■ Set task ■
Word for word, give the material below again, minus any images.
━━━━━ Data lines ━━━━━
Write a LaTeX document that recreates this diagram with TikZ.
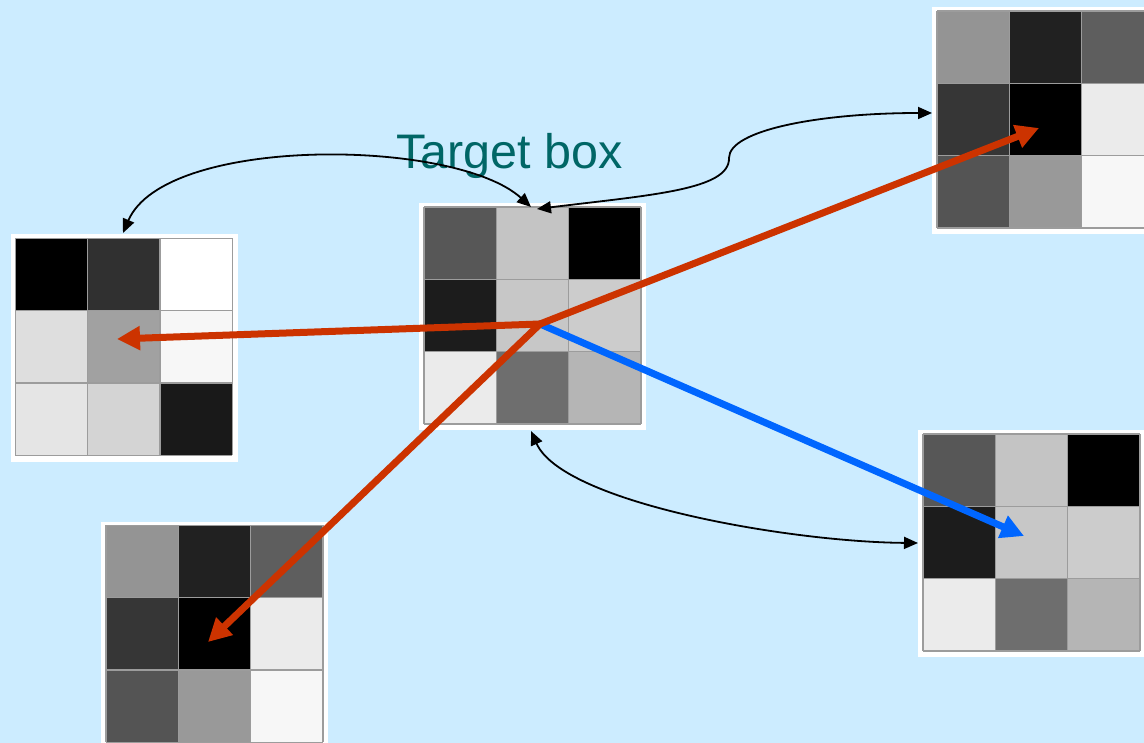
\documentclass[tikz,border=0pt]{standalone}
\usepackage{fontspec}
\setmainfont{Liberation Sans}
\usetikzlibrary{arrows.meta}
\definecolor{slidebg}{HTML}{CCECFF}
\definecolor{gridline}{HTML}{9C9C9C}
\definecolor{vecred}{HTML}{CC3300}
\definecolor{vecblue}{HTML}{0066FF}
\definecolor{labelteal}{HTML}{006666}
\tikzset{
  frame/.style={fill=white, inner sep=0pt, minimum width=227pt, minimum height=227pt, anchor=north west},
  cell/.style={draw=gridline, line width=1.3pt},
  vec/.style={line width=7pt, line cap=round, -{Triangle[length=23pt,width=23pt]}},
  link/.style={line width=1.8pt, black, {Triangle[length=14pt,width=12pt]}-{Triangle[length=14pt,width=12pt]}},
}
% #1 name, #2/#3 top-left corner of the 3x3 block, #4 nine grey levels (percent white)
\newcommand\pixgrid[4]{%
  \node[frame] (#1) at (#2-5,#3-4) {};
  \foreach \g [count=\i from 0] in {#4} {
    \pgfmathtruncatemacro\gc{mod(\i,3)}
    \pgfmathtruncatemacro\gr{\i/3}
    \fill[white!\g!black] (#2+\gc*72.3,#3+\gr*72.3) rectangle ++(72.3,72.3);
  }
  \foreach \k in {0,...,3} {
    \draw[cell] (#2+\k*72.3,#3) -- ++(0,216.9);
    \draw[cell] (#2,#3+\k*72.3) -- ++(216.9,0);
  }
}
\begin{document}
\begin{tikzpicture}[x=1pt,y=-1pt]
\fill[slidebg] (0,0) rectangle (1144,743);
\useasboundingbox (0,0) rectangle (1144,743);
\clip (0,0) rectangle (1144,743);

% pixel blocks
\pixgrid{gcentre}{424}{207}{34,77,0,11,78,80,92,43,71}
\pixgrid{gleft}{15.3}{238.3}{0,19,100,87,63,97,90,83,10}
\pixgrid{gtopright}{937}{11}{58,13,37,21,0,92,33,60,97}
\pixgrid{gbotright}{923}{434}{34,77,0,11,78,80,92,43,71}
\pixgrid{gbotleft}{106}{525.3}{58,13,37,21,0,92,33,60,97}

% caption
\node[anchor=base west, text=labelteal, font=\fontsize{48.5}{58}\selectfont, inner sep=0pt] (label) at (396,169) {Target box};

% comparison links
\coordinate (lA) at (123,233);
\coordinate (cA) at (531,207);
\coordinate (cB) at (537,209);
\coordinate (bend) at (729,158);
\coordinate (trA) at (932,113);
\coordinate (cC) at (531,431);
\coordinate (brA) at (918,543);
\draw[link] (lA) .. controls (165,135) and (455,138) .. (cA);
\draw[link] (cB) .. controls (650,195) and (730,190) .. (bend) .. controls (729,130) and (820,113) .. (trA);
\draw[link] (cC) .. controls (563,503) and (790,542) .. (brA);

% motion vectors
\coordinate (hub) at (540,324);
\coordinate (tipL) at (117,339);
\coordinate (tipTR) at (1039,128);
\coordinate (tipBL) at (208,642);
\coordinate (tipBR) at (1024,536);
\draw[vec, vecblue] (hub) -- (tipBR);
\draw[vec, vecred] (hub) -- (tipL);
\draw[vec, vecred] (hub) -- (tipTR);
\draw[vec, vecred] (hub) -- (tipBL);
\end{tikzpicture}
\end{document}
━━━━━
■ Output for this task ■
Write a LaTeX document that recreates this diagram with TikZ.
\documentclass[tikz,border=0pt]{standalone}
\usepackage{fontspec}
\setmainfont{Liberation Sans}
\usetikzlibrary{arrows.meta}
\definecolor{slidebg}{HTML}{CCECFF}
\definecolor{gridline}{HTML}{9C9C9C}
\definecolor{vecred}{HTML}{CC3300}
\definecolor{vecblue}{HTML}{0066FF}
\definecolor{labelteal}{HTML}{006666}
\tikzset{
  frame/.style={fill=white, inner sep=0pt, minimum width=227pt, minimum height=227pt, anchor=north west},
  cell/.style={draw=gridline, line width=1.3pt},
  vec/.style={line width=7pt, line cap=round, -{Triangle[length=23pt,width=23pt]}},
  link/.style={line width=1.8pt, black, {Triangle[length=14pt,width=12pt]}-{Triangle[length=14pt,width=12pt]}},
}
% #1 name, #2/#3 top-left corner of the 3x3 block, #4 nine grey levels (percent white)
\newcommand\pixgrid[4]{%
  \node[frame] (#1) at (#2-5,#3-4) {};
  \foreach \g [count=\i from 0] in {#4} {
    \pgfmathtruncatemacro\gc{mod(\i,3)}
    \pgfmathtruncatemacro\gr{\i/3}
    \fill[white!\g!black] (#2+\gc*72.3,#3+\gr*72.3) rectangle ++(72.3,72.3);
  }
  \foreach \k in {0,...,3} {
    \draw[cell] (#2+\k*72.3,#3) -- ++(0,216.9);
    \draw[cell] (#2,#3+\k*72.3) -- ++(216.9,0);
  }
}
\begin{document}
\begin{tikzpicture}[x=1pt,y=-1pt]
\fill[slidebg] (0,0) rectangle (1144,743);
\useasboundingbox (0,0) rectangle (1144,743);
\clip (0,0) rectangle (1144,743);

% pixel blocks
\pixgrid{gcentre}{424}{207}{34,77,0,11,78,80,92,43,71}
\pixgrid{gleft}{15.3}{238.3}{0,19,100,87,63,97,90,83,10}
\pixgrid{gtopright}{937}{11}{58,13,37,21,0,92,33,60,97}
\pixgrid{gbotright}{923}{434}{34,77,0,11,78,80,92,43,71}
\pixgrid{gbotleft}{106}{525.3}{58,13,37,21,0,92,33,60,97}

% caption
\node[anchor=base west, text=labelteal, font=\fontsize{48.5}{58}\selectfont, inner sep=0pt] (label) at (396,169) {Target box};

% comparison links
\coordinate (lA) at (123,233);
\coordinate (cA) at (531,207);
\coordinate (cB) at (537,209);
\coordinate (bend) at (729,158);
\coordinate (trA) at (932,113);
\coordinate (cC) at (531,431);
\coordinate (brA) at (918,543);
\draw[link] (lA) .. controls (165,135) and (455,138) .. (cA);
\draw[link] (cB) .. controls (650,195) and (730,190) .. (bend) .. controls (729,130) and (820,113) .. (trA);
\draw[link] (cC) .. controls (563,503) and (790,542) .. (brA);

% motion vectors
\coordinate (hub) at (540,324);
\coordinate (tipL) at (117,339);
\coordinate (tipTR) at (1039,128);
\coordinate (tipBL) at (208,642);
\coordinate (tipBR) at (1024,536);
\draw[vec, vecblue] (hub) -- (tipBR);
\draw[vec, vecred] (hub) -- (tipL);
\draw[vec, vecred] (hub) -- (tipTR);
\draw[vec, vecred] (hub) -- (tipBL);
\end{tikzpicture}
\end{document}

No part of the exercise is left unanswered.